Where's the cello? Do you mean the clear part of his fins? That would be the part of his butterfly pattern. A cellophane is entirely colourless all over. As for the black edging, no, that wouldn't really count into his pattern.


----------



## Lamb (Jul 9, 2013)

I thought fancies are 3 or more colors. I'm just trying to be clear because I bought him as a fancy... and that he was a orange, marble fancy. I spent a good deal on him, and want to know what to ask the breeder that sold him to me. I was unaware that cello was considered completely clear. 

So clear, black, and orange doesn't count as 3 colors present on him?


----------



## Fenghuang (Dec 28, 2012)

Imo, a fancy means different things to different people, but all the ones I've seen are multicoloured marbles. He doesn't look like he has three colours to me. 

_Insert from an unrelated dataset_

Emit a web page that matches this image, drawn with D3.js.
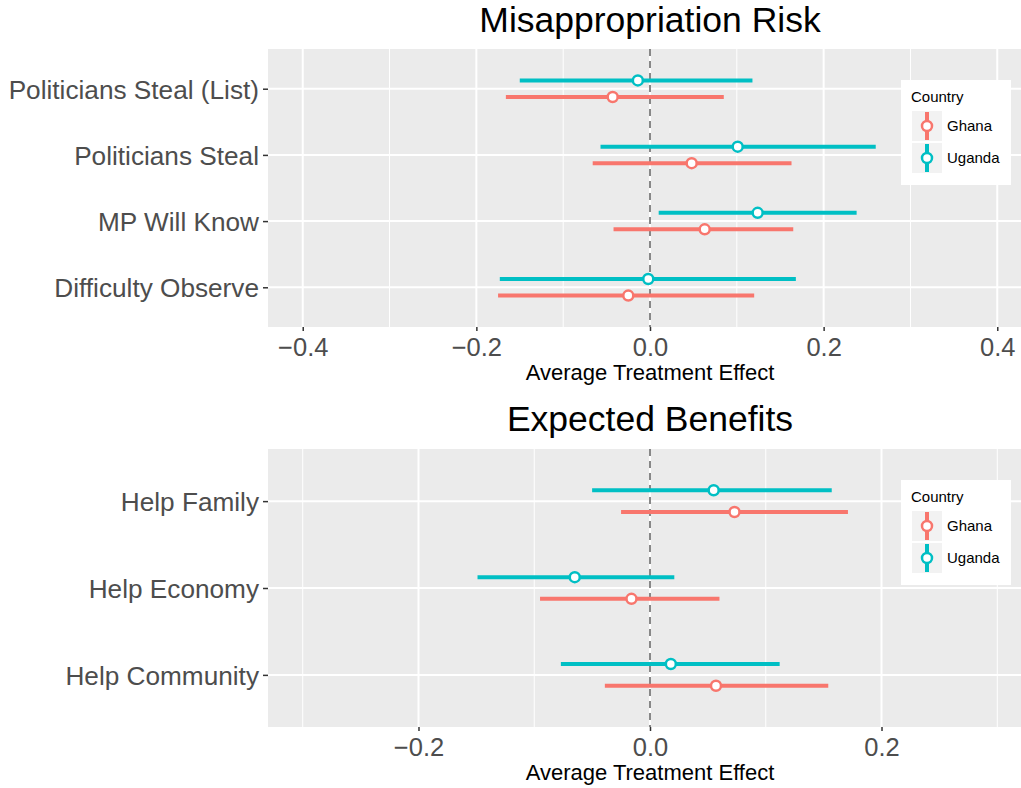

Here, this was an old thread that discussed fancies: http://www.bettafish.com/showthread.php?t=127782&highlight=Fancy


----------



## Lamb (Jul 9, 2013)

Thank you! I'm going to bring it up to the breeder. .. he assured me he was show quality and a fancy marble. .. I spent $50 on him and then express shipping since he was a splurge. I hope you're right! Myates did comment that he didn't need much work though I'm terms of form. So at least I have that. .. though I feel a bit crushed.*I guess if he's a nothing like you say then I can experiment with colors.


----------



## Darth (Nov 19, 2012)

Fancy is a word the breeders use to say "Mutt" it can have anything in the background...Koi are out of the marbles but, if you breed 2 koi you wont get that in F1 you will see Cambodian, butterfly, cellophane and bicolors a sibling cross will give you some, it is usually solids spawned to marble to see anything in F1....depending on the background how the marble gen expresses is trial and error.
The fish you show is a mix, it is a blue and orange dragon..this is the whole problem with mixing fish the breeders are getting away from the important solid lines to breed fish that catch the eye....so...you can see the importance of breeding solids, heck they are worth more now than ever.....If you want to persue Koi, I would get one expressing the pattern and avoid spawning to yellow because it will eliminate the red, avoid spaning to Cambodian or light bodied fish unless you want the black reduced..If I were going to persue Koi, I would get a red female and spawn to a Koi patterned betta Koi as a color is Black, White and usually red...so...you can also use a superblack female because she will also produce a multitude of colors in the F1.
I would not use Dragon in this mix.


----------



## Lamb (Jul 9, 2013)

Thank you, a bit unfortunate, but thank you both. I'm emailing the breeder now. I was expecting him to be marble (fancy) and paid probably more than I should have. Fortunately I bought him on ebay, so I can open a case if need be.

I do have a red male... though I'm not sure what female to use. A black marble female?

View attachment 173810


----------



## sixcards (Jun 11, 2013)

@Darth, So at which gen could you breed koi with koi? I want to also produce koi. So, very interested what you think.


----------